## Data shown
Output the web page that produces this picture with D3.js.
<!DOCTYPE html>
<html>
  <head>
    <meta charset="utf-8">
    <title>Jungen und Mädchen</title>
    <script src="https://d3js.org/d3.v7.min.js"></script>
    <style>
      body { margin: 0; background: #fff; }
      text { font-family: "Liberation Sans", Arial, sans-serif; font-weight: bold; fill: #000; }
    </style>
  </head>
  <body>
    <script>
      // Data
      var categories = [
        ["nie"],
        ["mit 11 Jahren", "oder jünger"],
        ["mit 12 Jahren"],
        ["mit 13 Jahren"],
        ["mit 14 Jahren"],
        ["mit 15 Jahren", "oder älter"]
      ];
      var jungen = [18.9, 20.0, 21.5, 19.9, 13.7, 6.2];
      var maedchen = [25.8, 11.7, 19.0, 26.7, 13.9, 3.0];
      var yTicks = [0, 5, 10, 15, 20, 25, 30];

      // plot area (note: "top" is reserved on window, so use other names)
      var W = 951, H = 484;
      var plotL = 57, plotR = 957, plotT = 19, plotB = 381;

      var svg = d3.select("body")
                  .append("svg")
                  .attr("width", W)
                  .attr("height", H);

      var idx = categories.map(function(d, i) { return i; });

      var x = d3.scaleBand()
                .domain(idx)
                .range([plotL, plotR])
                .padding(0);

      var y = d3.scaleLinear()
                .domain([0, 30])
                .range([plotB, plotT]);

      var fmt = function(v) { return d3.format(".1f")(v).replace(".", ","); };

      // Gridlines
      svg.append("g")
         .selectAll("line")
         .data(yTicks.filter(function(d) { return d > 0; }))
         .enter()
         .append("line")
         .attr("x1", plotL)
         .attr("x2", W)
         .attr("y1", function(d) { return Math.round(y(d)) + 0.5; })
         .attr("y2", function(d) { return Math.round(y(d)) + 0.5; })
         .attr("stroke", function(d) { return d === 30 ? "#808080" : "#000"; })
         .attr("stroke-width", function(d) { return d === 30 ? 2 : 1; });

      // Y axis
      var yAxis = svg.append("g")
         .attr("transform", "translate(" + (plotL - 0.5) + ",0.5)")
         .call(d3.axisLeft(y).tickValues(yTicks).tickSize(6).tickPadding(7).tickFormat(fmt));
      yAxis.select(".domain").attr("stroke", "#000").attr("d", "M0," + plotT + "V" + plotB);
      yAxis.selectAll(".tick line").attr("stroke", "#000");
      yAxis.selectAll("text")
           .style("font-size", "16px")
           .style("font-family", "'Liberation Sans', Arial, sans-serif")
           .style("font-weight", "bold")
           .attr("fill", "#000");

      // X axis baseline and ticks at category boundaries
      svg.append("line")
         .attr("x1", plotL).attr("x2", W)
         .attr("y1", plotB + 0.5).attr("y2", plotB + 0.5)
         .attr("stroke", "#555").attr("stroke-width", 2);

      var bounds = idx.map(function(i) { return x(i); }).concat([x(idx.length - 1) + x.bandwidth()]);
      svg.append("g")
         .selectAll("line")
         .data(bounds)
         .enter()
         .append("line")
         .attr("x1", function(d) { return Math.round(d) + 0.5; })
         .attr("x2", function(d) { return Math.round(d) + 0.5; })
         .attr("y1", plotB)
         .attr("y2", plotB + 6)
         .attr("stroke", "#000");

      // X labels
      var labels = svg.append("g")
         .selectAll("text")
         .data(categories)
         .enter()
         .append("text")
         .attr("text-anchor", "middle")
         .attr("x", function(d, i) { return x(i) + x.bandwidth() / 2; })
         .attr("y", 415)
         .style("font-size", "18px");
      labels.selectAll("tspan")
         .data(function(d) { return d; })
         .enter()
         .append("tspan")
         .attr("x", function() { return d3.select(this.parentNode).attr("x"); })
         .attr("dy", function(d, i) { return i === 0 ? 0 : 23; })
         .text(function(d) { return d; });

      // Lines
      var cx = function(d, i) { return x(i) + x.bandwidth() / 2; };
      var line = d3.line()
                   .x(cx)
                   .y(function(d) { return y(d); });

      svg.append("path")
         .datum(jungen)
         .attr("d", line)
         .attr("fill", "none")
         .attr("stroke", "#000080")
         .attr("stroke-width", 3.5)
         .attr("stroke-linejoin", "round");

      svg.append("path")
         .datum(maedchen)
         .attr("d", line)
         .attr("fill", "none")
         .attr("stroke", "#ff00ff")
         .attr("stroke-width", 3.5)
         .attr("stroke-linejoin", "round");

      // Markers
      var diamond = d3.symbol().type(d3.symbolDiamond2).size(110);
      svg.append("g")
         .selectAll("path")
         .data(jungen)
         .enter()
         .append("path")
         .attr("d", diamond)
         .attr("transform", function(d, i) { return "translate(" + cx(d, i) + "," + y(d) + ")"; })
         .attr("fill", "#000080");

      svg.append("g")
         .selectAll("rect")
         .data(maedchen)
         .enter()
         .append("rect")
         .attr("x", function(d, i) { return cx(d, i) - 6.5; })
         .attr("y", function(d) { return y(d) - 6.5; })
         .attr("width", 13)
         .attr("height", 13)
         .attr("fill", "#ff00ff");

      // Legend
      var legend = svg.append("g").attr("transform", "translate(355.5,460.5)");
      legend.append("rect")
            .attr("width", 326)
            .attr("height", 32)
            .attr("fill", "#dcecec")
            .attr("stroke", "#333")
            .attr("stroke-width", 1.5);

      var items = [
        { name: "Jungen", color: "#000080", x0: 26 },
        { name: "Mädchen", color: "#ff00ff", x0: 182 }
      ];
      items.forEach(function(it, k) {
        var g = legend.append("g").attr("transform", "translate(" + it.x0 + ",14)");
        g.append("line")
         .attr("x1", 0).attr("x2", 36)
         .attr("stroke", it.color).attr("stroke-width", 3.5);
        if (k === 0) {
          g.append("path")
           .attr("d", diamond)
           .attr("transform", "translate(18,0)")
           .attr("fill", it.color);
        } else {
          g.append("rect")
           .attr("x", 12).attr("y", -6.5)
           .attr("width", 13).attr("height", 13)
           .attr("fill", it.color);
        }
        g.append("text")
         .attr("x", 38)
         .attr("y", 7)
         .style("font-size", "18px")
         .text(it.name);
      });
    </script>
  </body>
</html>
...
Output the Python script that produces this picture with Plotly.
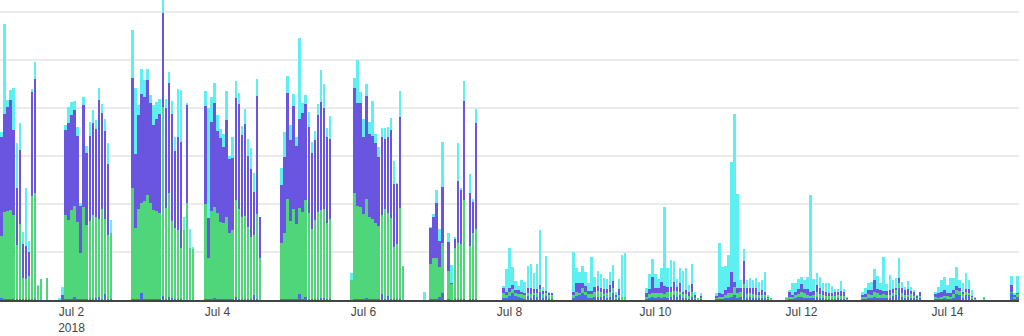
==
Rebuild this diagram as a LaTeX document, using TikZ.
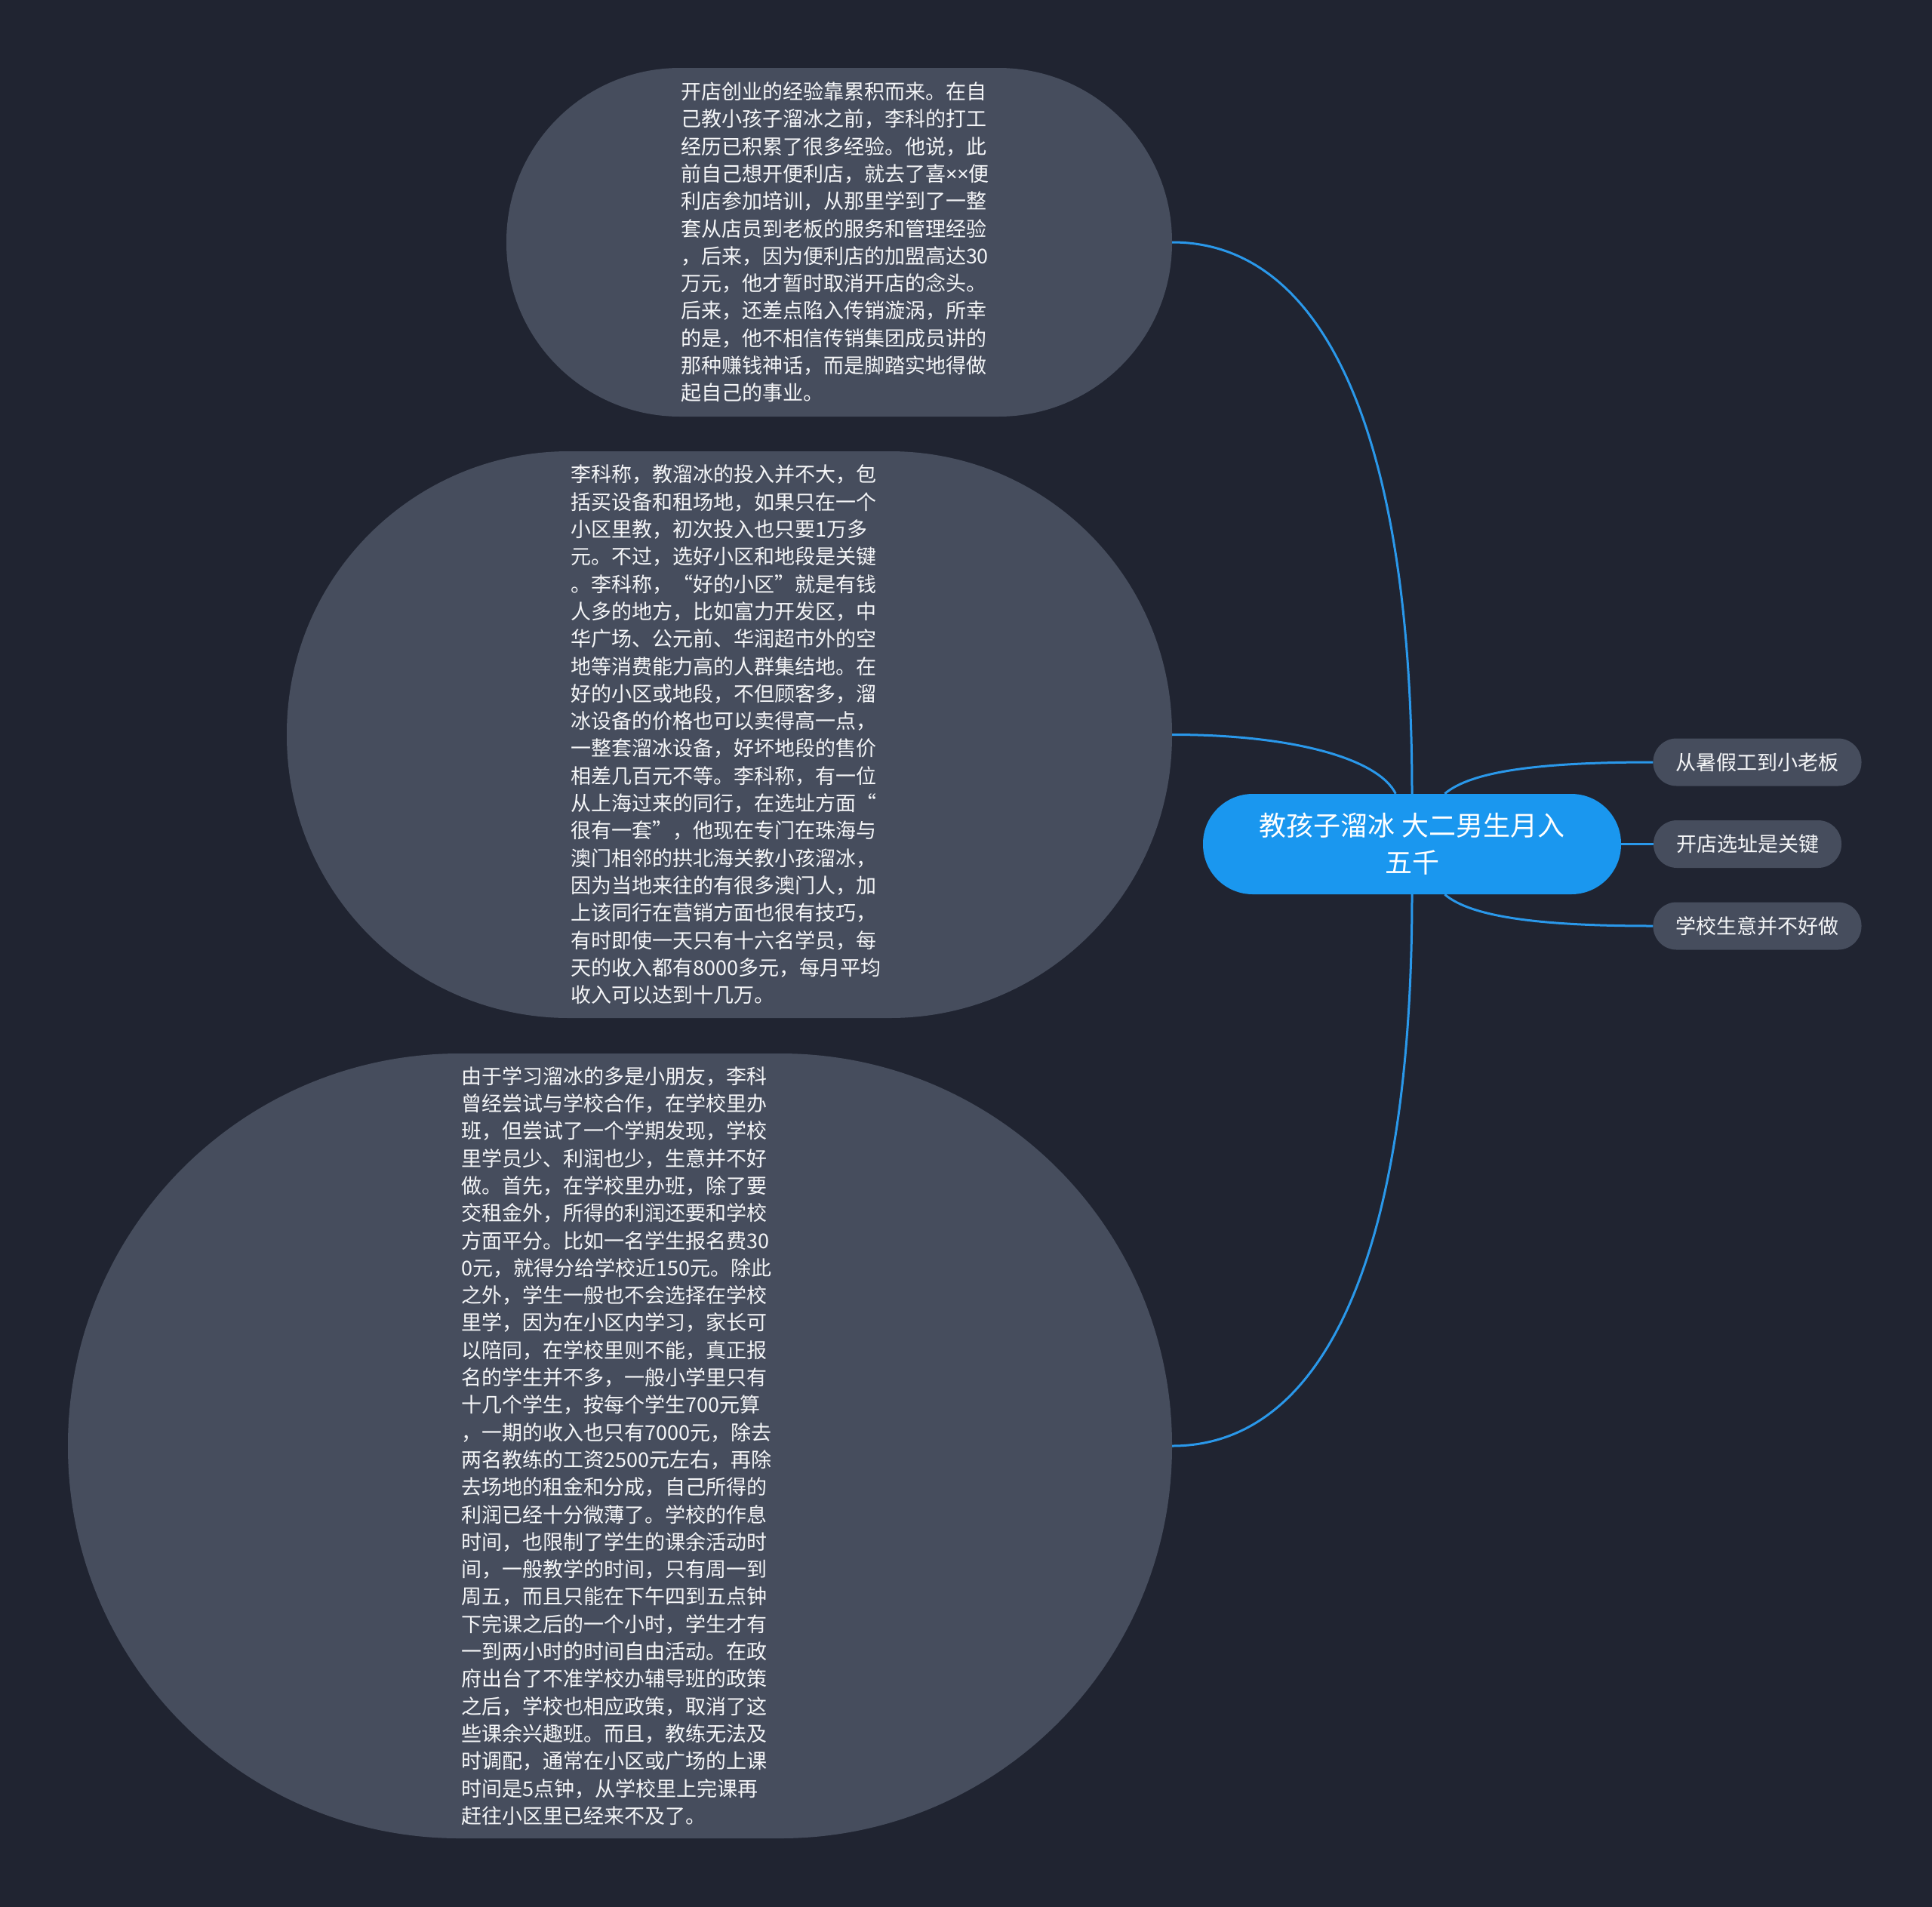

## Your objective
The lines from the one containing "Output the web" to the one containing "var fmt = function(v)", both included, are to be extracted exactly; give no other line.

## Solved exercise
Output the web page that produces this picture with D3.js.
<!DOCTYPE html>
<html>
  <head>
    <meta charset="utf-8">
    <title>Jungen und Mädchen</title>
    <script src="https://d3js.org/d3.v7.min.js"></script>
    <style>
      body { margin: 0; background: #fff; }
      text { font-family: "Liberation Sans", Arial, sans-serif; font-weight: bold; fill: #000; }
    </style>
  </head>
  <body>
    <script>
      // Data
      var categories = [
        ["nie"],
        ["mit 11 Jahren", "oder jünger"],
        ["mit 12 Jahren"],
        ["mit 13 Jahren"],
        ["mit 14 Jahren"],
        ["mit 15 Jahren", "oder älter"]
      ];
      var jungen = [18.9, 20.0, 21.5, 19.9, 13.7, 6.2];
      var maedchen = [25.8, 11.7, 19.0, 26.7, 13.9, 3.0];
      var yTicks = [0, 5, 10, 15, 20, 25, 30];

      // plot area (note: "top" is reserved on window, so use other names)
      var W = 951, H = 484;
      var plotL = 57, plotR = 957, plotT = 19, plotB = 381;

      var svg = d3.select("body")
                  .append("svg")
                  .attr("width", W)
                  .attr("height", H);

      var idx = categories.map(function(d, i) { return i; });

      var x = d3.scaleBand()
                .domain(idx)
                .range([plotL, plotR])
                .padding(0);

      var y = d3.scaleLinear()
                .domain([0, 30])
                .range([plotB, plotT]);

      var fmt = function(v) { return d3.format(".1f")(v).replace(".", ","); };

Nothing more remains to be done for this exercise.